__What you have to do__.
Find and copy every line in the records that includes the string "this".

>> START Supplied records

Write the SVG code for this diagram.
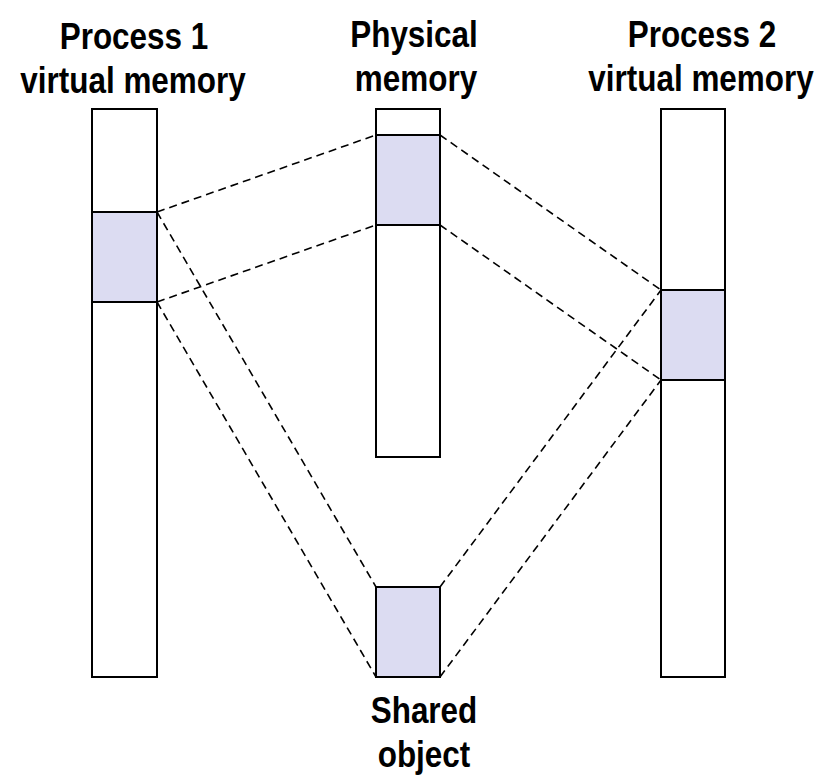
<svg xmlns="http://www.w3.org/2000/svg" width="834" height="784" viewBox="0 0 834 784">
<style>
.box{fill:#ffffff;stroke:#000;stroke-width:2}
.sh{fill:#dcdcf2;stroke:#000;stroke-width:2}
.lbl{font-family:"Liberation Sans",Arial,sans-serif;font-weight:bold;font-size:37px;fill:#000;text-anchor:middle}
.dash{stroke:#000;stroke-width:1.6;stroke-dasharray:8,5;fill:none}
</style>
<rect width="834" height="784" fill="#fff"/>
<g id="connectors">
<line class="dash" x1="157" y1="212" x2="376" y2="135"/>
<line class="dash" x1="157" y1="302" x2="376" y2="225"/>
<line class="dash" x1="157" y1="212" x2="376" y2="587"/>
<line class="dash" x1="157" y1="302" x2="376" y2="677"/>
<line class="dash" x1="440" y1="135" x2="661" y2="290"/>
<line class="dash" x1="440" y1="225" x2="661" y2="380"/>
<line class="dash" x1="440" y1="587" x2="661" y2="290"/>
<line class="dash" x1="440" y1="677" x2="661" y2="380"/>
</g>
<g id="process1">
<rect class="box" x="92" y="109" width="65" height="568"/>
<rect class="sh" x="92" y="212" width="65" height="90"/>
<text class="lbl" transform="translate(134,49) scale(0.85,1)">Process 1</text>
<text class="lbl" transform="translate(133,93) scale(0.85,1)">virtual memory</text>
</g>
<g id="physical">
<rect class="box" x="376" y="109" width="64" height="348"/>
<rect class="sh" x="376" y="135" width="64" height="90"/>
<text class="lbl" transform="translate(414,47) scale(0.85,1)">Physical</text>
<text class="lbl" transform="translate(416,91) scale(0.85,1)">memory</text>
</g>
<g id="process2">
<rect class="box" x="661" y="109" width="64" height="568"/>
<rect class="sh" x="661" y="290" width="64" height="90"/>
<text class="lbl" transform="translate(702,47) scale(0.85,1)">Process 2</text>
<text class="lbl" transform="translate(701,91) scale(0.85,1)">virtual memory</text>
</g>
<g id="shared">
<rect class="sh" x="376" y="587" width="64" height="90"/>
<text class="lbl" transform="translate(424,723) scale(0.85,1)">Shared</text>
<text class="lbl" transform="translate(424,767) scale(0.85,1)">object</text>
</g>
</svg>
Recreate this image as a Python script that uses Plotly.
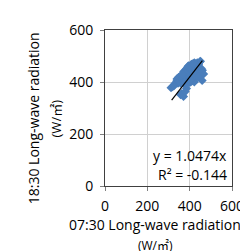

>> END Supplied records

__Exercise solution__.
Write the SVG code for this diagram.
Recreate this image as a Python script that uses Plotly.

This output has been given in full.